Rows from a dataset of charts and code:
___
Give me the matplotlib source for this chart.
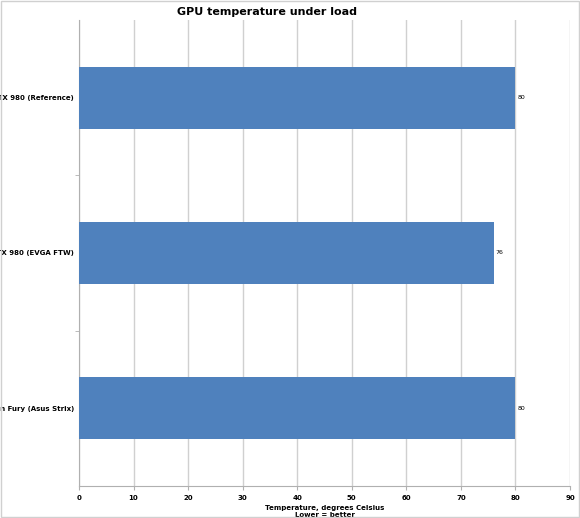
import matplotlib
matplotlib.use("Agg")
import matplotlib.pyplot as plt

categories = ["AMD Radeon Fury (Asus Strix)", "Nvidia GTX 980 (EVGA FTW)", "Nvidia GTX 980 (Reference)"]
values = [80, 76, 80]
xticks = list(range(0, 100, 10))

plt.rcParams["font.family"] = ["Liberation Sans Narrow", "DejaVu Sans"]

fig = plt.figure(figsize=(5.8, 5.18), dpi=100)
fig.patches.append(plt.Rectangle((0.002, 0.002), 0.996, 0.996, transform=fig.transFigure,
                                 fill=False, edgecolor="#d0d0d0", lw=1))
ax = fig.add_axes([79/580, 1-486/518, (570-79)/580, (486-20)/518])
bars = ax.barh(range(len(categories)), values, height=0.4, color="#4f81bd", zorder=3)
for b, v in zip(bars, values):
    ax.text(b.get_width() + 0.4, b.get_y() + b.get_height()/2, str(v), va="center", fontsize=4.5)
ax.set_xlim(0, 90)
ax.set_ylim(-0.5, 2.5)
ax.set_xticks(xticks)
ax.set_xticklabels([str(t) for t in xticks], fontsize=5, fontweight="bold")
ax.set_yticks(range(len(categories)))
ax.set_yticklabels(categories, fontsize=5, fontweight="bold")
ax.set_yticks([0.5, 1.5], minor=True)
ax.tick_params(axis="y", which="major", length=0)
ax.tick_params(axis="y", which="minor", length=3, color="#b0b0b0")
ax.tick_params(axis="x", length=3, color="#b0b0b0")
ax.grid(axis="x", color="#d0d0d0", lw=1, zorder=0)
for s in ["top", "right"]:
    ax.spines[s].set_visible(False)
for s in ["left", "bottom"]:
    ax.spines[s].set_color("#b0b0b0")
ax.set_xlabel("Temperature, degrees Celsius\nLower = better", fontsize=5, fontweight="bold", labelpad=3)
fig.text(0.5 - 0.04, 1-12/518, "GPU temperature under load", ha="center", va="center", fontsize=8, fontweight="bold")
fig.savefig("out.png", dpi=100)
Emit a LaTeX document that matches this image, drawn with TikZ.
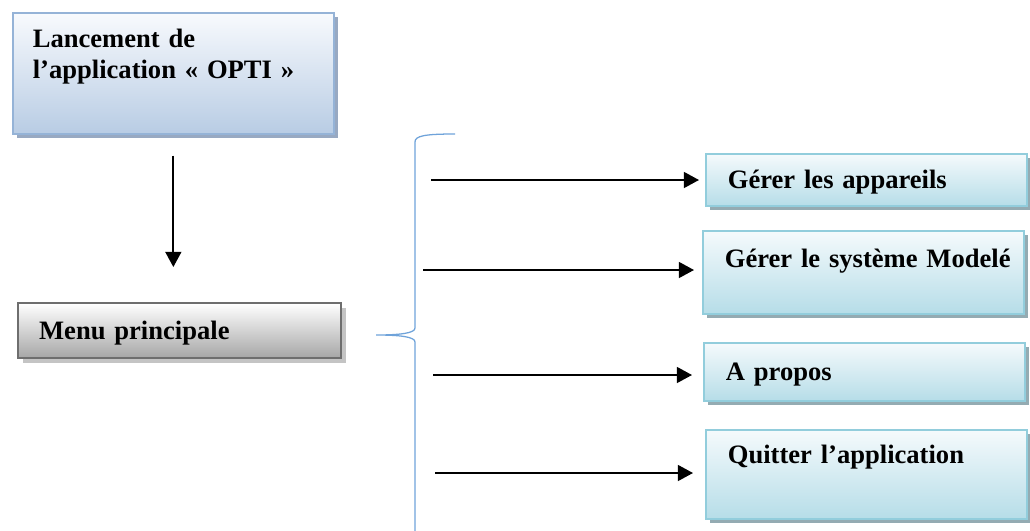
\documentclass[tikz,border=0pt]{standalone}
\usepackage{fontspec}
\setmainfont{Liberation Serif}
\usetikzlibrary{arrows.meta, shadows}

\definecolor{launchtop}{HTML}{F8FAFD}
\definecolor{launchbot}{HTML}{B8CCE4}
\definecolor{launchline}{HTML}{95B3D7}
\definecolor{launchshadow}{HTML}{98A9C2}
\definecolor{menutop}{HTML}{FFFFFF}
\definecolor{menubot}{HTML}{A6A6A6}
\definecolor{menuline}{HTML}{6E6E6E}
\definecolor{menushadow}{HTML}{C4C4C4}
\definecolor{choicetop}{HTML}{F5FAFC}
\definecolor{choicebot}{HTML}{B6DDE8}
\definecolor{choiceline}{HTML}{92CDDC}
\definecolor{choiceshadow}{HTML}{94ABB2}
\definecolor{bracecol}{HTML}{6FA3DA}

\begin{document}
\begin{tikzpicture}[
        every node/.style={rectangle, anchor=north west, inner ysep=0pt, align=left,
            font=\fontsize{18.9}{22}\selectfont\bfseries},
        launch/.style={draw=launchline, line width=1.2pt, top color=launchtop, bottom color=launchbot,
            inner xsep=0.5cm, text width=7.025cm,
            drop shadow={shadow xshift=0.1cm, shadow yshift=-0.1cm, fill=launchshadow, opacity=1}},
        menubox/.style={draw=menuline, line width=1.6pt, top color=menutop, bottom color=menubot,
            inner xsep=0.525cm, text width=7.025cm,
            drop shadow={shadow xshift=0.12cm, shadow yshift=-0.12cm, fill=menushadow, opacity=1}},
        choice/.style={draw=choiceline, line width=1.2pt, top color=choicetop, bottom color=choicebot,
            inner xsep=0.55cm, text width=6.925cm,
            drop shadow={shadow xshift=0.1cm, shadow yshift=-0.1cm, fill=choiceshadow, opacity=1}},
        arr/.style={-{Triangle[length=0.38cm, width=0.4cm]}, line width=1.3pt},
        brace/.style={draw=bracecol, line width=0.9pt}
    ]

    \useasboundingbox (0,0) rectangle (25.75,-13.25);

    % Start and main menu
    \node[launch, text height=0.875cm, text depth=2.15cm] (launch) at (0.3, -0.3)
        {Lancement de\\l’application « OPTI »};
    \node[menubox, text height=0.9cm, text depth=0.475cm] (menu) at (0.425, -7.55) {Menu principale};

    % Menu choices
    \node[choice, text height=0.875cm, text depth=0.425cm] (devices) at (17.625, -3.825) {Gérer les appareils};
    \node[choice, text height=0.925cm, text depth=1.15cm] (model) at (17.55, -5.75) {\mbox{Gérer le système Modelé}};
    \node[choice, text height=0.95cm, text depth=0.5cm] (about) at (17.575, -8.55) {A propos};
    \node[choice, text height=0.85cm, text depth=1.375cm] (quit) at (17.625, -10.725) {Quitter l’application};

    % Start of the choice arrows
    \coordinate (s1) at (10.775, -4.5);
    \coordinate (s2) at (10.575, -6.75);
    \coordinate (s3) at (10.825, -9.375);
    \coordinate (s4) at (10.875, -11.825);

    % Launch to menu
    \draw[arr, shorten <=0.525cm, shorten >=0.875cm] (launch.south) -- (launch.south |- menu.north);

    % Brace
    \draw[brace] (11.375, -3.35) .. controls (10.6, -3.35) and (10.375, -3.4) .. (10.375, -3.55)
        -- (10.375, -8.2) .. controls (10.375, -8.33) and (10.0, -8.375) .. (9.4, -8.375)
        .. controls (10.0, -8.375) and (10.375, -8.42) .. (10.375, -8.55) -- (10.375, -13.3);

    % Choices
    \draw[arr, shorten >=0.15cm] (s1) -- (s1 -| devices.west);
    \draw[arr, shorten >=0.2cm] (s2) -- (s2 -| model.west);
    \draw[arr, shorten >=0.275cm] (s3) -- (s3 -| about.west);
    \draw[arr, shorten >=0.3cm] (s4) -- (s4 -| quit.west);

\end{tikzpicture}
\end{document}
___
> [Your objective]: Reproduce each record above by retyping it exactly; omit all images.

> [Exercise result]:
Give me the matplotlib source for this chart.
import matplotlib
matplotlib.use("Agg")
import matplotlib.pyplot as plt

categories = ["AMD Radeon Fury (Asus Strix)", "Nvidia GTX 980 (EVGA FTW)", "Nvidia GTX 980 (Reference)"]
values = [80, 76, 80]
xticks = list(range(0, 100, 10))

plt.rcParams["font.family"] = ["Liberation Sans Narrow", "DejaVu Sans"]

fig = plt.figure(figsize=(5.8, 5.18), dpi=100)
fig.patches.append(plt.Rectangle((0.002, 0.002), 0.996, 0.996, transform=fig.transFigure,
                                 fill=False, edgecolor="#d0d0d0", lw=1))
ax = fig.add_axes([79/580, 1-486/518, (570-79)/580, (486-20)/518])
bars = ax.barh(range(len(categories)), values, height=0.4, color="#4f81bd", zorder=3)
for b, v in zip(bars, values):
    ax.text(b.get_width() + 0.4, b.get_y() + b.get_height()/2, str(v), va="center", fontsize=4.5)
ax.set_xlim(0, 90)
ax.set_ylim(-0.5, 2.5)
ax.set_xticks(xticks)
ax.set_xticklabels([str(t) for t in xticks], fontsize=5, fontweight="bold")
ax.set_yticks(range(len(categories)))
ax.set_yticklabels(categories, fontsize=5, fontweight="bold")
ax.set_yticks([0.5, 1.5], minor=True)
ax.tick_params(axis="y", which="major", length=0)
ax.tick_params(axis="y", which="minor", length=3, color="#b0b0b0")
ax.tick_params(axis="x", length=3, color="#b0b0b0")
ax.grid(axis="x", color="#d0d0d0", lw=1, zorder=0)
for s in ["top", "right"]:
    ax.spines[s].set_visible(False)
for s in ["left", "bottom"]:
    ax.spines[s].set_color("#b0b0b0")
ax.set_xlabel("Temperature, degrees Celsius\nLower = better", fontsize=5, fontweight="bold", labelpad=3)
fig.text(0.5 - 0.04, 1-12/518, "GPU temperature under load", ha="center", va="center", fontsize=8, fontweight="bold")
fig.savefig("out.png", dpi=100)
Emit a LaTeX document that matches this image, drawn with TikZ.
\documentclass[tikz,border=0pt]{standalone}
\usepackage{fontspec}
\setmainfont{Liberation Serif}
\usetikzlibrary{arrows.meta, shadows}

\definecolor{launchtop}{HTML}{F8FAFD}
\definecolor{launchbot}{HTML}{B8CCE4}
\definecolor{launchline}{HTML}{95B3D7}
\definecolor{launchshadow}{HTML}{98A9C2}
\definecolor{menutop}{HTML}{FFFFFF}
\definecolor{menubot}{HTML}{A6A6A6}
\definecolor{menuline}{HTML}{6E6E6E}
\definecolor{menushadow}{HTML}{C4C4C4}
\definecolor{choicetop}{HTML}{F5FAFC}
\definecolor{choicebot}{HTML}{B6DDE8}
\definecolor{choiceline}{HTML}{92CDDC}
\definecolor{choiceshadow}{HTML}{94ABB2}
\definecolor{bracecol}{HTML}{6FA3DA}

\begin{document}
\begin{tikzpicture}[
        every node/.style={rectangle, anchor=north west, inner ysep=0pt, align=left,
            font=\fontsize{18.9}{22}\selectfont\bfseries},
        launch/.style={draw=launchline, line width=1.2pt, top color=launchtop, bottom color=launchbot,
            inner xsep=0.5cm, text width=7.025cm,
            drop shadow={shadow xshift=0.1cm, shadow yshift=-0.1cm, fill=launchshadow, opacity=1}},
        menubox/.style={draw=menuline, line width=1.6pt, top color=menutop, bottom color=menubot,
            inner xsep=0.525cm, text width=7.025cm,
            drop shadow={shadow xshift=0.12cm, shadow yshift=-0.12cm, fill=menushadow, opacity=1}},
        choice/.style={draw=choiceline, line width=1.2pt, top color=choicetop, bottom color=choicebot,
            inner xsep=0.55cm, text width=6.925cm,
            drop shadow={shadow xshift=0.1cm, shadow yshift=-0.1cm, fill=choiceshadow, opacity=1}},
        arr/.style={-{Triangle[length=0.38cm, width=0.4cm]}, line width=1.3pt},
        brace/.style={draw=bracecol, line width=0.9pt}
    ]

    \useasboundingbox (0,0) rectangle (25.75,-13.25);

    % Start and main menu
    \node[launch, text height=0.875cm, text depth=2.15cm] (launch) at (0.3, -0.3)
        {Lancement de\\l’application « OPTI »};
    \node[menubox, text height=0.9cm, text depth=0.475cm] (menu) at (0.425, -7.55) {Menu principale};

    % Menu choices
    \node[choice, text height=0.875cm, text depth=0.425cm] (devices) at (17.625, -3.825) {Gérer les appareils};
    \node[choice, text height=0.925cm, text depth=1.15cm] (model) at (17.55, -5.75) {\mbox{Gérer le système Modelé}};
    \node[choice, text height=0.95cm, text depth=0.5cm] (about) at (17.575, -8.55) {A propos};
    \node[choice, text height=0.85cm, text depth=1.375cm] (quit) at (17.625, -10.725) {Quitter l’application};

    % Start of the choice arrows
    \coordinate (s1) at (10.775, -4.5);
    \coordinate (s2) at (10.575, -6.75);
    \coordinate (s3) at (10.825, -9.375);
    \coordinate (s4) at (10.875, -11.825);

    % Launch to menu
    \draw[arr, shorten <=0.525cm, shorten >=0.875cm] (launch.south) -- (launch.south |- menu.north);

    % Brace
    \draw[brace] (11.375, -3.35) .. controls (10.6, -3.35) and (10.375, -3.4) .. (10.375, -3.55)
        -- (10.375, -8.2) .. controls (10.375, -8.33) and (10.0, -8.375) .. (9.4, -8.375)
        .. controls (10.0, -8.375) and (10.375, -8.42) .. (10.375, -8.55) -- (10.375, -13.3);

    % Choices
    \draw[arr, shorten >=0.15cm] (s1) -- (s1 -| devices.west);
    \draw[arr, shorten >=0.2cm] (s2) -- (s2 -| model.west);
    \draw[arr, shorten >=0.275cm] (s3) -- (s3 -| about.west);
    \draw[arr, shorten >=0.3cm] (s4) -- (s4 -| quit.west);

\end{tikzpicture}
\end{document}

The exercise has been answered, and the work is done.